All the siblings struggle with their identity. Religion, culture, and family are all interwoven and hold different meanings to each of them. The heartfelt dialogue between different members of the cast shows the nuance of the second-generation immigrant experience: stuck between the cultures of their ancestors, the traditions with which they were raised, and the land they were born in. The play is backdropped by the outbreak of war and violence East Pakistan (modern day Bangladesh). This intensifies in the second half, mirroring the drama in the characters’ lives as arranged marriages are cunningly forced upon the eldest two brothers. The situation seems impossible for the siblings to navigate, that is until Saleem sits down and calmly explains to his stubborn Pakistani father that his older brothers don’t want to get married, and this is not their time. The audience erupted into laughter, a rather sinister inside joke that embodies the shared identity of many immigrants.

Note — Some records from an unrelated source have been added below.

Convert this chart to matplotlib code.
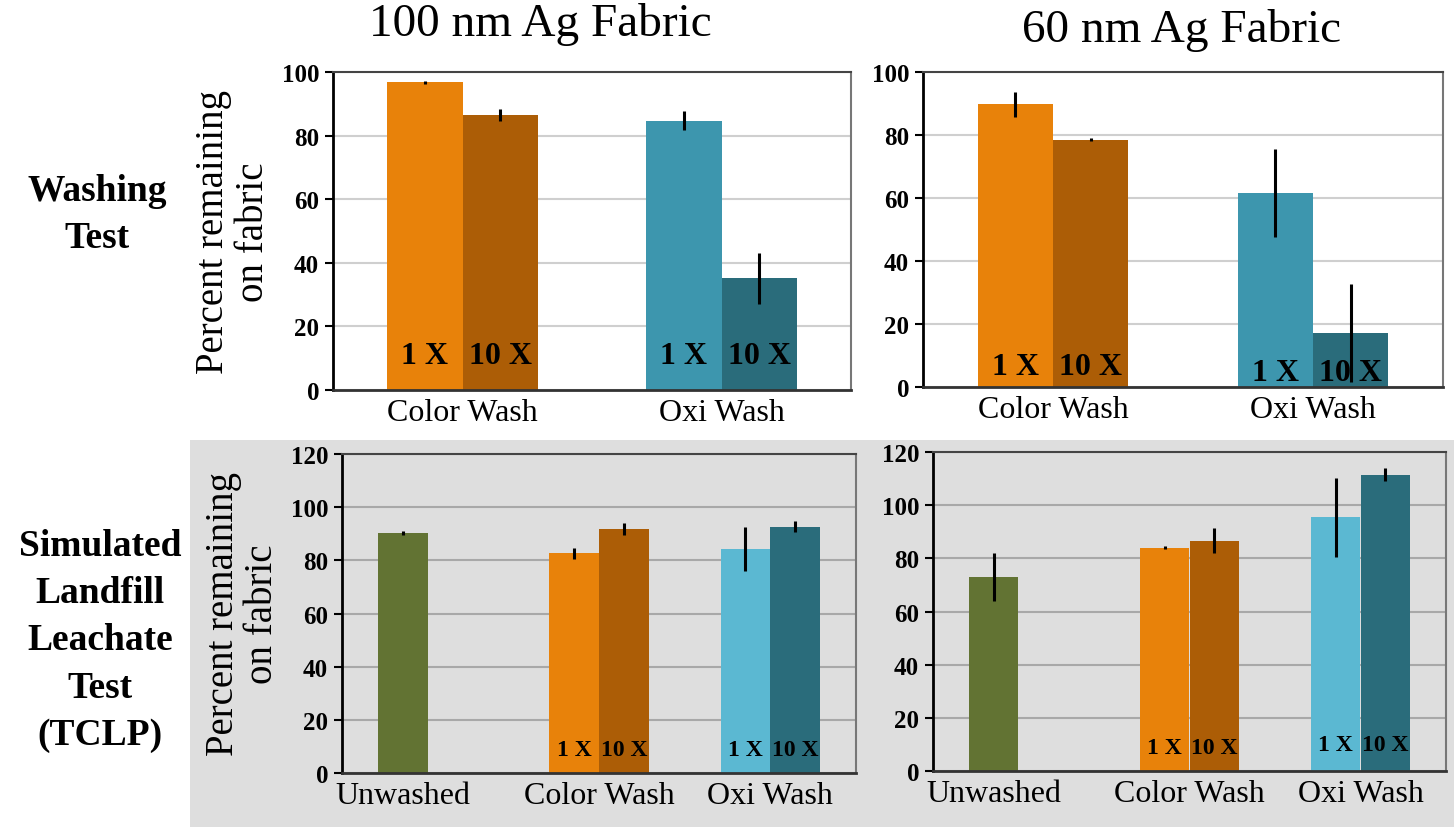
import matplotlib
matplotlib.use("Agg")
import matplotlib.pyplot as plt
import numpy as np
from matplotlib.patches import Rectangle

plt.rcParams['font.family'] = ['Liberation Serif', 'DejaVu Serif']

# Washing test data (percent remaining on fabric)
wash_cats = ['Color Wash', 'Oxi Wash']
wash100_1x = [96.8, 84.7]
wash100_1x_err = [0.5, 3.0]
wash100_10x = [86.5, 35.1]
wash100_10x_err = [2.0, 8.0]
wash60_1x = [89.7, 61.5]
wash60_1x_err = [4.0, 14.0]
wash60_10x = [78.5, 17.2]
wash60_10x_err = [0.5, 15.5]

# TCLP (landfill leachate) data
tclp_cats = ['Unwashed', 'Color Wash', 'Oxi Wash']
tclp100_1x = [90.3, 82.6, 84.3]
tclp100_1x_err = [0.8, 2.0, 8.2]
tclp100_10x = [np.nan, 91.8, 92.7]
tclp100_10x_err = [0, 2.3, 2.0]
tclp60_1x = [73.0, 84.0, 95.4]
tclp60_1x_err = [9.0, 0.5, 15.0]
tclp60_10x = [np.nan, 86.6, 111.5]
tclp60_10x_err = [0, 4.7, 2.4]

col_titles = ['100 nm Ag Fabric', '60 nm Ag Fabric']
row_titles = ['Washing\nTest', 'Simulated\nLandfill\nLeachate\nTest\n(TCLP)']

orange = '#E8820A'
brown = '#AC5D06'
teal = '#3D96AE'
dteal = '#2A6C7B'
lblue = '#5BB8D2'
green = '#627333'
grey_bg = '#DEDEDE'

fig = plt.figure(figsize=(14.54, 8.28), dpi=100)
fig.patch.set_facecolor('white')
fig.patches.append(Rectangle((190 / 1454, 0), 1 - 190 / 1454, 387 / 828,
                             transform=fig.transFigure, facecolor=grey_bg,
                             edgecolor='none', zorder=-10))

w = 0.29


def panel(rect, cats, v1, e1, v10, e10, c1, c10, ymax, bg, gridc, lab_size, lab_y, ylabel):
    ax = fig.add_axes(rect)
    ax.set_facecolor(bg)
    x = np.arange(len(cats))
    ax.bar(x - w / 2, v1, w, color=c1, zorder=2)
    ax.bar(x + w / 2, v10, w, color=c10, zorder=2)
    ax.errorbar(x - w / 2, v1, yerr=e1, fmt='none', ecolor='black', elinewidth=2.2, capsize=0, zorder=3)
    ax.errorbar(x + w / 2, v10, yerr=e10, fmt='none', ecolor='black', elinewidth=2.2, capsize=0, zorder=3)
    for i in range(len(cats)):
        if np.isnan(v10[i]):
            continue
        ax.text(x[i] - w / 2, lab_y[i], '1 X', ha='center', va='center',
                fontsize=lab_size, fontweight='bold', zorder=4)
        ax.text(x[i] + w / 2, lab_y[i], '10 X', ha='center', va='center',
                fontsize=lab_size, fontweight='bold', zorder=4)
    # single bars (no 10 X) get their label under the bar itself
    tick_x = [xi - w / 2 if np.isnan(v) else xi for xi, v in zip(x, v10)]
    ax.set_xlim(-0.5, len(cats) - 0.5)
    ax.set_ylim(0, ymax)
    ax.set_yticks(np.arange(0, ymax + 1, 20))
    ax.set_xticks(tick_x)
    ax.set_xticklabels(cats, fontsize=23)
    ax.tick_params(axis='x', length=0, pad=6)
    ax.tick_params(axis='y', direction='out', length=6, width=1.5, pad=4, labelsize=18)
    for t in ax.get_yticklabels():
        t.set_fontweight('bold')
    ax.yaxis.grid(True, color=gridc, linewidth=1.5, zorder=1)
    ax.set_axisbelow(True)
    ax.spines['left'].set_linewidth(2)
    ax.spines['bottom'].set_linewidth(2)
    ax.spines['left'].set_color('black')
    ax.spines['bottom'].set_color('#333333')
    ax.spines['top'].set_color('#444444')
    ax.spines['top'].set_linewidth(1.5)
    ax.spines['right'].set_color('#777777')
    ax.spines['right'].set_linewidth(1.5)
    if ylabel:
        ax.set_ylabel('Percent remaining\non fabric', fontsize=28, linespacing=1.1)
        ax.yaxis.set_label_coords(-0.118, 0.5)
    return ax


panel([333 / 1454, 1 - 391 / 828, 518 / 1454, 318 / 828], wash_cats,
      wash100_1x, wash100_1x_err, wash100_10x, wash100_10x_err,
      [orange, teal], [brown, dteal], 100, 'white', '#CFCFCF', 23, [11, 11], True)
panel([923 / 1454, 1 - 388 / 828, 520 / 1454, 315 / 828], wash_cats,
      wash60_1x, wash60_1x_err, wash60_10x, wash60_10x_err,
      [orange, teal], [brown, dteal], 100, 'white', '#CFCFCF', 23, [6.5, 4.5], False)
panel([342 / 1454, 1 - 774 / 828, 514 / 1454, 319 / 828], tclp_cats,
      tclp100_1x, tclp100_1x_err, tclp100_10x, tclp100_10x_err,
      [green, orange, lblue], [green, brown, dteal], 120, grey_bg, '#A8A8A8', 17, [9, 9, 9], True)
panel([933 / 1454, 1 - 772 / 828, 513 / 1454, 319 / 828], tclp_cats,
      tclp60_1x, tclp60_1x_err, tclp60_10x, tclp60_10x_err,
      [green, orange, lblue], [green, brown, dteal], 120, grey_bg, '#A8A8A8', 17, [9, 9, 10], False)

fig.text(540 / 1454, 1 - 25 / 828, col_titles[0], ha='center', va='center', fontsize=34)
fig.text(1182 / 1454, 1 - 30 / 828, col_titles[1], ha='center', va='center', fontsize=34)
fig.text(97 / 1454, 1 - 215 / 828, row_titles[0], ha='center', va='center',
         fontsize=27, fontweight='bold', linespacing=1.45)
fig.text(100 / 1454, 1 - 641 / 828, row_titles[1], ha='center', va='center',
         fontsize=27, fontweight='bold', linespacing=1.45)

fig.savefig('out.png', dpi=100)
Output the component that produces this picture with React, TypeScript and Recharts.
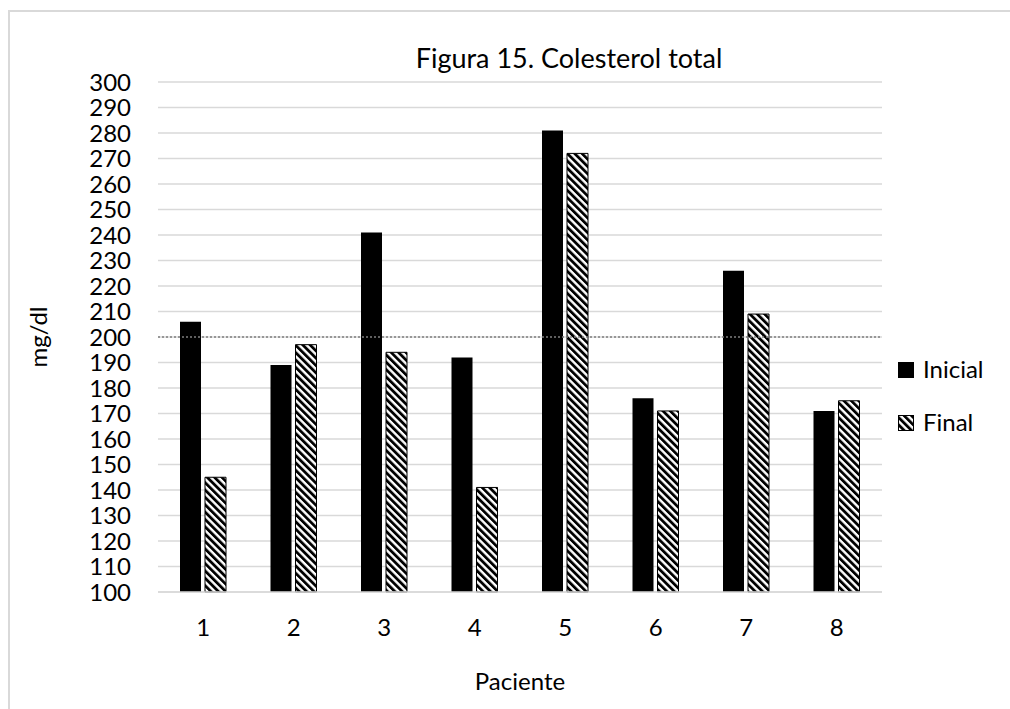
import React from "react";
import {
  BarChart,
  Bar,
  XAxis,
  YAxis,
  CartesianGrid,
  ReferenceLine,
  Legend,
  Label,
} from "recharts";

const pacientes = ["1", "2", "3", "4", "5", "6", "7", "8"];
const inicial = [206, 189, 241, 192, 281, 176, 226, 171];
const final = [145, 197, 194, 141, 272, 171, 209, 175];
const yTicks = [
  100, 110, 120, 130, 140, 150, 160, 170, 180, 190, 200, 210, 220, 230, 240, 250, 260, 270, 280, 290, 300,
];
const limite = 200;

const data = pacientes.map((p, i) => ({ paciente: p, Inicial: inicial[i], Final: final[i] }));

const FONT = "Lato, 'Open Sans', sans-serif";
const GRID = "#d9d9d9";
const FS = 24;

function LegendBox() {
  return (
    <svg width={110} height={80} style={{ overflow: "visible" }}>
      <rect x={0} y={2} width={16} height={16} fill="#000" />
      <text x={25} y={18} fontSize={FS} fontFamily={FONT} fill="#000">
        Inicial
      </text>
      <rect x={0.5} y={55.5} width={15} height={15} fill="url(#hatch)" stroke="#000" strokeWidth={1} />
      <text x={25} y={71} fontSize={FS} fontFamily={FONT} fill="#000">
        Final
      </text>
    </svg>
  );
}

export default function App() {
  return (
    <div style={{ position: "fixed", left: 0, top: 0, width: 1010, height: 709, overflow: "hidden", background: "#fff" }}>
      <div
        style={{
          position: "absolute",
          left: 8,
          top: 10,
          width: 1040,
          height: 740,
          borderLeft: `2px solid ${GRID}`,
          borderTop: `2px solid ${GRID}`,
        }}
      />
      <div style={{ position: "absolute", left: 0, top: 0 }}>
        <BarChart
          width={1010}
          height={709}
          data={data}
          margin={{ top: 82, right: 128, bottom: 0, left: 0 }}
          barSize={21}
          barGap={4}
        >
          <defs>
            <pattern id="hatch" patternUnits="userSpaceOnUse" width={5.2} height={5.2} patternTransform="rotate(-45)">
              <rect x={0} y={0} width={5.2} height={5.2} fill="#fff" />
              <rect x={0} y={0} width={2.8} height={5.2} fill="#000" />
            </pattern>
          </defs>
          <text x={569} y={68} textAnchor="middle" fontSize={27} fontFamily={FONT} fill="#000">
            Figura 15. Colesterol total
          </text>
          <CartesianGrid vertical={false} stroke={GRID} strokeWidth={1.5} />
          <XAxis
            dataKey="paciente"
            height={117}
            tickLine={false}
            axisLine={{ stroke: GRID, strokeWidth: 1.5 }}
            tickSize={0}
            tickMargin={27}
            tick={{ fill: "#000", fontSize: FS, fontFamily: FONT }}
          >
            <Label
              value="Paciente"
              position="insideBottom"
              offset={19}
              fill="#000"
              fontSize={FS}
              fontFamily={FONT}
            />
          </XAxis>
          <YAxis
            width={158}
            domain={[100, 300]}
            ticks={yTicks}
            interval={0}
            axisLine={false}
            tickLine={false}
            tickSize={0}
            tickMargin={27}
            tick={{ fill: "#000", fontSize: FS, fontFamily: FONT }}
          >
            <Label
              value="mg/dl"
              angle={-90}
              position="insideLeft"
              offset={38}
              textAnchor="middle"
              fill="#000"
              fontSize={FS}
              fontFamily={FONT}
            />
          </YAxis>
          <ReferenceLine y={limite} stroke="#7f7f7f" strokeWidth={1.5} strokeDasharray="2 2" />
          <Legend
            layout="horizontal"
            verticalAlign="middle"
            align="center"
            content={() => <LegendBox />}
            wrapperStyle={{ left: 898, top: 360, width: 110, height: 80 }}
          />
          <Bar dataKey="Inicial" fill="#000" isAnimationActive={false} />
          <Bar dataKey="Final" fill="url(#hatch)" stroke="#000" strokeWidth={1} isAnimationActive={false} />
        </BarChart>
      </div>
    </div>
  );
}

Photo: Pamela Raith Photography
Sophie Stanton And Tony Jayawardena In East Is East

Although immigrant families have many challenges to navigate, the love and comedy is also a staple, and this shines through the production. One especially memorable scene sees Meenah and Maneer lip-syncing to a Bollywood classic — this begs the question, why are there not more Bollywood musicals being staged on the West End, they would be a blast! Maybe Khan Din’s next work should explore a more musical medium. I would love to see immigrant experiences from the female perspective as, in this play, Meenah, the only daughter, felt under-explored.

For something that feels fresh yet warm and familiar, with lots of laughs and an extremely talented cast, East is East is definitely one to catch while you can.